Miso-Chili “Meatballs” over Spaghetti and Carrot Noodles
INGREDIENTS
- Salt*
- 4 ounces cremini mushrooms
- 1/4 cup rolled oats
- Garlic**
- 1/4 cup walnuts
- 1 tablespoon red miso paste
- 1/2 teaspoon chili powder
- Pepper*
- 2 tablespoons vegetable oil*
- 1 onion
- Fresh ginger
- 1 tablespoon tamari
- 15 ounces crushed tomatoes
- 1 scallion
- Fresh basil
- 6 ounces carrots
- 6 ounces brown rice spaghetti
- 1 tablespoon toasted sesame oil
- *not included
- **one head of garlic included in one of the meal bags
INSTRUCTIONS
Heat the oven to 425ºF. Bring a large pot of water to a boil and salt it. Rinse and trim the mushrooms. Grind the oats in a food processor until they’re coarse; transfer to a large bowl. Peel one garlic clove and pulse it in the food processor. Add the mushrooms and pulse until finely chopped; add to the bowl.
Put the nuts in the food processor and grind to a thick paste, scraping down the sides of the bowl and adding water a teaspoon at a time if necessary; add to the bowl. Add the miso, chili powder, and a pinch each salt and pepper and stir until combined.
Put 1 tablespoon vegetable oil on a rimmed baking sheet. Form the mixture into 6 to 8 small balls and carefully roll them to coat in the oil. Bake, undisturbed, until browned, 15 to 20 minutes. Trim, peel, and chop the onion and ginger.
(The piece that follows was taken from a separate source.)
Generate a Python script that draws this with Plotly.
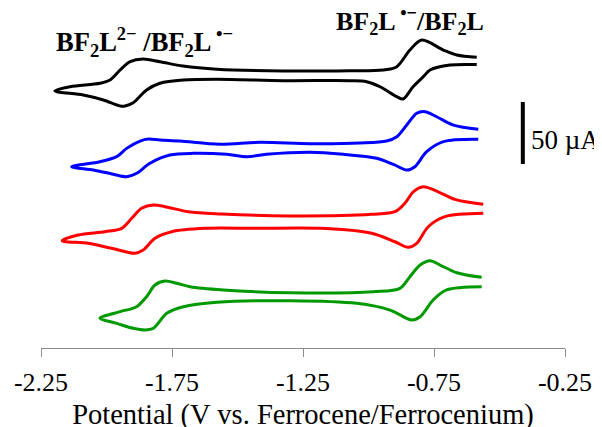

Put 1 tablespoon vegetable oil in a medium skillet over medium-high heat. When it’s hot, add the onions and cook, stirring until soft, 3 to 5 minutes. Add the ginger and cook until fragrant, about a minute. Add the tamari and cook, scraping up any browned bits. Add 15 ounces of the crushed tomatoes (if you received a 28-ounce can, save the remainder for another use) and bring to a boil. Lower the heat so it bubbles gently and cook, stirring occasionally until thickened, 10 to 20 minutes. Rinse, trim and chop the scallion. Rinse the basil; chop the leaves.
Rinse, trim, and peel the carrots. Starting at the top of each carrot, make ribbons with a vegetable peeler, turning as you work. Add the pasta to the boiling water, stir, and cook until barely tender, about 5 minutes. Add the carrots and cook until tender, 1 or 2 minutes. Drain the noodles, reserving 1/2 cup of the cooking water. Return them to the pot over low heat and stir in 1/2 cup sauce and 1/4 cup cooking water. Add the miso balls to the remaining sauce; taste and adjust the seasoning. To serve, top the noodles with meatballs and sauce, drizzle with sesame oil, and garnish with scallions and basil.